Is Trump the 21st Century Cincinnatus?
Cincinnatus chosen as dictator. By Giovanni Francesco Romanelli (1612–1660) - Jastrow, CC BY 2.5
In dire times the ancient Romans would appoint a dictator, giving him unchecked power to lead the Roman Republic out of the crisis. In electing Donald Trump, a threatened, indignant white and older America, still with its strength in numbers, elected their hoped-for savior. Exit polling data collected by Edison Research for the National Election Pool indicate that 63% of white male voters and 53% of white female voters chose Trump. Also, the majority of voters older than 40 voted for him.
Before Rome was an empire, it was a republic—literally a “thing of the people”—with primary power in the hands of the Senate, composed of 300 senators, while two consuls served as chief executives. In extraordinary times, the Senate would appoint a dictator, a single man with supreme power, normally appointed for six months and normally leading an army into action against a specified enemy. He could rule by decree, change any law, and act as the supreme judge, with no appeals allowed after his judgments. After leaving office, he could not be legally charged with any wrongdoings during his tenure.
The most legendary dictator was Cincinnatus who was appointed dictator in 457 BCE to defend Rome against the invading Aequi. The Roman historian Livy tells us that Cincinnatus, leaving his three-acre farm, accepted the position, raised an army, and defeated the Aequi.
Clearly the analogy has its limits. America faces no literal military invasion; however, white and older America, fears fanned by Trump’s dark vision of reality, senses an invasion of immigrants from Latin America and terrorists from Muslim countries. While he is no dictator, his supporters would be happy to see President Trump use his executive powers to the fullest to “drain the swamp” and fix these problems. Also, damn to the environment and down with regulation, they would praise him for giving full throttle to unchecked economic development in a quest to bring back jobs supposedly given away to foreigners but in reality eliminated more by technological progress.
The biggest difference is that Cincinnatus epitomized Roman virtue and unselfish civic action; Trump epitomizes egotism. As dictator, Cincinnatus became the first servant of the state: He resigned his office within fifteen days, even though he was appointed for six months. Following his lead, George Washington, the first President General of the Society of the Cincinnati, chose voluntarily to retire from the presidency after two terms in office, setting a precedent. Trump will try to bend reality and the state to his will and interests. He is our first president without a scintilla of prior public service. And at seventy years of age, it is doubtful whether his love of self and wealth, St.

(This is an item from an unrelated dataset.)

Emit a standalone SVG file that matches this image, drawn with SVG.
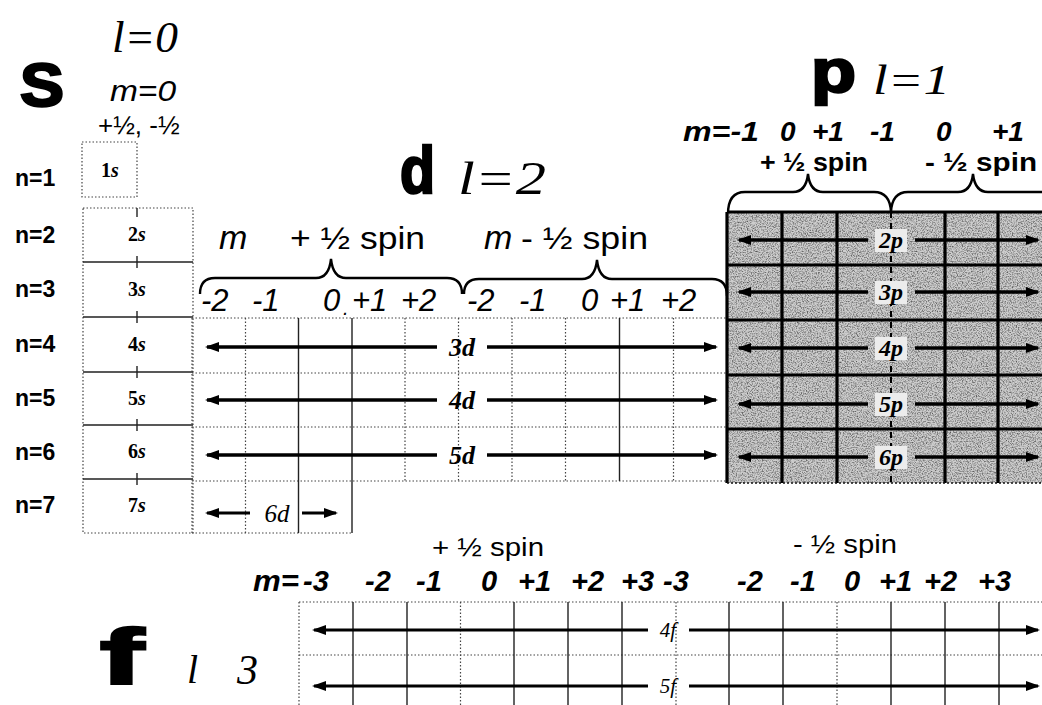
<svg xmlns="http://www.w3.org/2000/svg" width="1042" height="705" viewBox="0 0 1042 705">
<style>
.big{font-family:"Liberation Sans",Arial,sans-serif;font-weight:bold;fill:#000;stroke:#000;stroke-width:2.5}
.ell{font-family:"Liberation Serif","Times New Roman",serif;font-style:italic;fill:#000}
.hi{font-family:"Liberation Sans",Arial,sans-serif;font-style:italic;fill:#000}
.hib{font-family:"Liberation Sans",Arial,sans-serif;font-style:italic;font-weight:bold;fill:#000}
.sp{font-family:"Liberation Sans",Arial,sans-serif;fill:#000}
.n{font-family:"Liberation Sans",Arial,sans-serif;font-weight:bold;font-size:23px;fill:#000}
.orb{font-family:"Liberation Serif","Times New Roman",serif;font-weight:bold;font-size:20px;fill:#000;text-anchor:middle}
.orbd{font-family:"Liberation Serif","Times New Roman",serif;font-weight:bold;font-style:italic;font-size:26px;fill:#000;text-anchor:middle}
.orbp{font-family:"Liberation Serif","Times New Roman",serif;font-weight:bold;font-style:italic;font-size:24px;fill:#000;text-anchor:middle}
.orbl{font-family:"Liberation Serif","Times New Roman",serif;font-style:italic;font-size:21px;fill:#000;text-anchor:middle}
.orb6{font-family:"Liberation Serif","Times New Roman",serif;font-style:italic;font-size:25px;fill:#000;text-anchor:middle}
.halo{fill:#ececec}
.dot{fill:none;stroke:#444;stroke-width:1.2;stroke-dasharray:1.5 2}
.sol{fill:none;stroke:#222;stroke-width:1.4}
.thick{fill:none;stroke:#000;stroke-width:3.2}
.brace{fill:none;stroke:#000;stroke-width:2.4}
.arr{fill:none;stroke:#000;stroke-width:3.6}
.arrf{fill:none;stroke:#000;stroke-width:3}
</style>
<defs>
<marker id="ah" markerWidth="14" markerHeight="10" refX="12" refY="5" orient="auto-start-reverse" markerUnits="userSpaceOnUse">
<path d="M0,0 L14,5 L0,10 z" fill="#000"/>
</marker>
<filter id="grain" x="0" y="0" width="1" height="1">
<feTurbulence type="fractalNoise" baseFrequency="0.8" numOctaves="2" seed="7"/>
<feColorMatrix type="matrix" values="0 0 0 0 0.1  0 0 0 0 0.1  0 0 0 0 0.1  2.4 0 0 0 -1.0"/>
</filter>
</defs>
<rect width="1042" height="705" fill="#fff"/>

<g id="s-block">
<text class="big" x="20" y="106" font-size="62" textLength="44" lengthAdjust="spacingAndGlyphs">S</text>
<text class="ell" x="112" y="52" font-size="44" textLength="66" lengthAdjust="spacingAndGlyphs">l=0</text>
<text class="hi" x="110" y="101" font-size="30" textLength="66" lengthAdjust="spacingAndGlyphs">m=0</text>
<text class="sp" x="98" y="134" font-size="26">+½, -½</text>
<rect x="82" y="142" width="55" height="55" class="dot"/>
<text class="orb" x="110" y="177">1<tspan font-style="italic">s</tspan></text>
<text class="n" x="15" y="186">n=1</text>
<text class="n" x="15" y="243">n=2</text>
<text class="n" x="15" y="297">n=3</text>
<text class="n" x="15" y="352">n=4</text>
<text class="n" x="15" y="406">n=5</text>
<text class="n" x="15" y="460">n=6</text>
<text class="n" x="15" y="513">n=7</text>
<rect x="83" y="208" width="110" height="325" class="dot"/>
<path class="sol" d="M83,262 H193 M83,317 H193 M83,372 H193 M83,425 H193 M83,479 H193"/>
<path class="sol" d="M137,208 v9 M137,256 v12 M137,311 v12 M137,366 v12 M137,419 v12 M137,473 v12"/>
<text class="orb" x="137" y="241">2<tspan font-style="italic">s</tspan></text>
<text class="orb" x="137" y="296">3<tspan font-style="italic">s</tspan></text>
<text class="orb" x="137" y="351">4<tspan font-style="italic">s</tspan></text>
<text class="orb" x="137" y="405">5<tspan font-style="italic">s</tspan></text>
<text class="orb" x="137" y="458">6<tspan font-style="italic">s</tspan></text>
<text class="orb" x="137" y="512">7<tspan font-style="italic">s</tspan></text>
</g>

<g id="d-block">
<text class="big" x="400" y="193" font-size="66" textLength="35" lengthAdjust="spacingAndGlyphs">d</text>
<text class="ell" x="458" y="194" font-size="46" textLength="88" lengthAdjust="spacingAndGlyphs">l=2</text>
<text class="hi" x="219" y="249" font-size="34">m</text>
<text class="sp" x="290" y="249" font-size="31" textLength="135" lengthAdjust="spacingAndGlyphs">+ ½ spin</text>
<text class="hi" x="484" y="249" font-size="34">m</text>
<text class="sp" x="521" y="249" font-size="31" textLength="127" lengthAdjust="spacingAndGlyphs">- ½ spin</text>
<path class="brace" d="M200,294 Q200,278 215,278 L316,278 Q329,278 331,259 Q333,278 346,278 L447,278 Q462,278 462,294"/>
<path class="brace" d="M464,294 Q464,279 479,279 L582,279 Q595,279 597,260 Q599,279 612,279 L712,279 Q727,279 727,296"/>
<g class="hi" font-size="31">
<text x="201" y="311">-2</text><text x="252" y="311">-1</text><text x="323" y="311">0</text><text x="343" y="315" font-size="20">.</text><text x="352" y="311">+1</text><text x="401" y="311">+2</text>
<text x="467" y="311">-2</text><text x="519" y="311">-1</text><text x="581" y="311">0</text><text x="610" y="311">+1</text><text x="661" y="311">+2</text>
</g>
<path class="dot" d="M192,318 H727 M192,373 H727 M192,427 H727 M192,481 H727 M192,533 H353"/>
<path class="dot" d="M192,318 V533 M245.5,318 V533 M405,318 V481 M458.5,318 V481 M512,318 V481 M565.5,318 V481 M673.5,318 V481"/>
<path class="sol" d="M298.5,318 V533 M352,318 V533 M619.5,318 V481"/>
<text class="orbd" x="462" y="356">3d</text>
<text class="orbd" x="462" y="409">4d</text>
<text class="orbd" x="462" y="464">5d</text>
<text class="orb6" x="277" y="522">6d</text>
</g>

<g id="p-block">
<text class="big" x="811" y="92" font-size="62" textLength="45" lengthAdjust="spacingAndGlyphs">p</text>
<text class="ell" x="873" y="94" font-size="42" textLength="77" lengthAdjust="spacingAndGlyphs">l=1</text>
<g class="hib" font-size="28">
<text x="683" y="141" textLength="76" lengthAdjust="spacingAndGlyphs">m=-1</text><text x="780" y="141">0</text><text x="812" y="141">+1</text><text x="870" y="141">-1</text><text x="936" y="141">0</text><text x="992" y="141">+1</text>
</g>
<text class="sp" x="760" y="171" font-size="26" font-weight="bold" textLength="108" lengthAdjust="spacingAndGlyphs">+ ½ spin</text>
<text class="sp" x="925" y="171" font-size="26" font-weight="bold" textLength="112" lengthAdjust="spacingAndGlyphs">- ½ spin</text>
<path class="brace" d="M728,214 Q728,192 745,192 L793,192 Q806,192 808,174 Q810,192 823,192 L874,192 Q890,192 891,212 Q892,192 908,192 L958,192 Q971,192 973,174 Q975,192 988,192 L1042,192"/>
<rect x="727" y="212" width="320" height="271" fill="#cdcdcd"/>
<rect x="727" y="212" width="320" height="271" filter="url(#grain)"/>
<path class="thick" d="M727,212 H1042 M727,265 H1042 M727,320 H1042 M727,375 H1042 M727,429 H1042"/>
<path class="thick" d="M727,212 V483 M782,212 V483 M837,212 V483 M945,212 V483 M998,212 V483"/>
<path fill="none" stroke="#000" stroke-width="2" stroke-dasharray="6 5" d="M891,212 V483"/>
<path fill="none" stroke="#111" stroke-width="1.6" stroke-dasharray="2 2" d="M727,483 H1042"/>
<rect class="halo" x="875" y="229" width="32" height="23"/>
<rect class="halo" x="875" y="281" width="32" height="23"/>
<rect class="halo" x="875" y="337" width="32" height="23"/>
<rect class="halo" x="875" y="393" width="32" height="23"/>
<rect class="halo" x="875" y="446" width="32" height="23"/>
<text class="orbp" x="891" y="248">2p</text>
<text class="orbp" x="891" y="300">3p</text>
<text class="orbp" x="891" y="356">4p</text>
<text class="orbp" x="891" y="412">5p</text>
<text class="orbp" x="891" y="465">6p</text>
</g>

<g id="f-block">
<text class="big" x="100" y="684" font-size="78" textLength="44" lengthAdjust="spacingAndGlyphs" stroke-width="3">f</text>
<text class="ell" x="187" y="683" font-size="40">l</text>
<text class="ell" x="237" y="684" font-size="42">3</text>
<text class="sp" x="432" y="556" font-size="25" textLength="112" lengthAdjust="spacingAndGlyphs">+ ½ spin</text>
<text class="sp" x="793" y="553" font-size="25" textLength="104" lengthAdjust="spacingAndGlyphs">- ½ spin</text>
<g class="hib" font-size="29">
<text x="253" y="591" textLength="46" lengthAdjust="spacingAndGlyphs">m=</text><text x="303" y="591">-3</text><text x="365" y="591">-2</text><text x="416" y="591">-1</text><text x="481" y="591">0</text><text x="518" y="591">+1</text><text x="571" y="591">+2</text><text x="621" y="591">+3</text>
<text x="663" y="591">-3</text><text x="737" y="591">-2</text><text x="790" y="591">-1</text><text x="844" y="591">0</text><text x="879" y="591">+1</text><text x="924" y="591">+2</text><text x="978" y="591">+3</text>
</g>
<path class="dot" d="M299,602 H1042 M299,655 H1042"/>
<path class="dot" d="M299,602 V705 M460.5,602 V705 M676,602 V705 M837,602 V705"/>
<path class="sol" d="M353,602 V705 M407,602 V705 M514,602 V705 M568,602 V705 M622,602 V705 M729,602 V705 M783,602 V705 M891,602 V705 M945,602 V705 M999,602 V705"/>
<text class="orbl" x="668" y="637">4f</text>
<text class="orbl" x="668" y="693">5f</text>
</g>

<g id="connectors">
<path class="arr" marker-start="url(#ah)" d="M207,347 H437"/>
<path class="arr" marker-end="url(#ah)" d="M487,347 H716"/>
<path class="arr" marker-start="url(#ah)" d="M207,400 H437"/>
<path class="arr" marker-end="url(#ah)" d="M487,400 H716"/>
<path class="arr" marker-start="url(#ah)" d="M207,455 H437"/>
<path class="arr" marker-end="url(#ah)" d="M487,455 H716"/>
<path class="arrf" marker-start="url(#ah)" d="M207,513 H250"/>
<path class="arrf" marker-end="url(#ah)" d="M302,513 H336"/>
<path class="arr" marker-start="url(#ah)" d="M739,240 H868"/>
<path class="arr" marker-end="url(#ah)" d="M915,240 H1038"/>
<path class="arr" marker-start="url(#ah)" d="M739,292 H868"/>
<path class="arr" marker-end="url(#ah)" d="M915,292 H1038"/>
<path class="arr" marker-start="url(#ah)" d="M739,348 H868"/>
<path class="arr" marker-end="url(#ah)" d="M915,348 H1038"/>
<path class="arr" marker-start="url(#ah)" d="M739,404 H868"/>
<path class="arr" marker-end="url(#ah)" d="M915,404 H1038"/>
<path class="arr" marker-start="url(#ah)" d="M739,457 H868"/>
<path class="arr" marker-end="url(#ah)" d="M915,457 H1038"/>
<path class="arrf" marker-start="url(#ah)" d="M314,630 H648"/>
<path class="arrf" marker-end="url(#ah)" d="M689,630 H1038"/>
<path class="arrf" marker-start="url(#ah)" d="M314,686 H648"/>
<path class="arrf" marker-end="url(#ah)" d="M689,686 H1038"/>
</g>
</svg>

Augustine’s cupiditas, will be transformed to love of God and others, what Augustine called caritas.
Demographic trends indicate that the white-alone American majority is vanishing. Data from the U.S. Census Bureau indicate that between 2010 and 2015, the white-alone population (not Hispanic or Latino) decreased from 63.7% to 61.6%, while Hispanic or Latino, Black, and Asian populations all increased marginally, totaling 36.5% of the population. In March of 2015, the U.S. Census Bureau reported that by 2020 more than half of the country’s children will be minority race, and that this shift will take place for the population as a whole in 2044. It also indicated that the fastest growing segment of the next decades will be people from “two or more races.”
In her book, The Education of a WASP (WASP: white-Anglo-Saxon Protestant), Lois Stalvey now appears prescient as she envisioned a world shorn of color boundaries. Perhaps someday in the future, she said in 1970, we shall not talk of black, white, brown, and yellow. Perhaps one day, she proposed, we shall all be one beautiful creamy color. I have seen this on a personal level in my own extended family, which now includes African-Americans.
Demographics were eventually an important factor in the decline and fall of the Western Roman Empire in the 5th century. Once it had reached its largest extent in the 2nd century, migrating and invading Germanic and Asian tribes repeatedly breached and occupied the overextended Roman frontier. When the Germanic leader Odoacer took power from the teenage emperor Romulus Augustulus in 476, Germanic control of the Western Roman Empire was essentially a fait accompli.
For America then to retain its vitality and exceptionalism, it must debate and reaffirm its basic principles, its ethical code, and its constitutional order, and the future caramel-colored, multi-racial American people must embrace these as legitimate.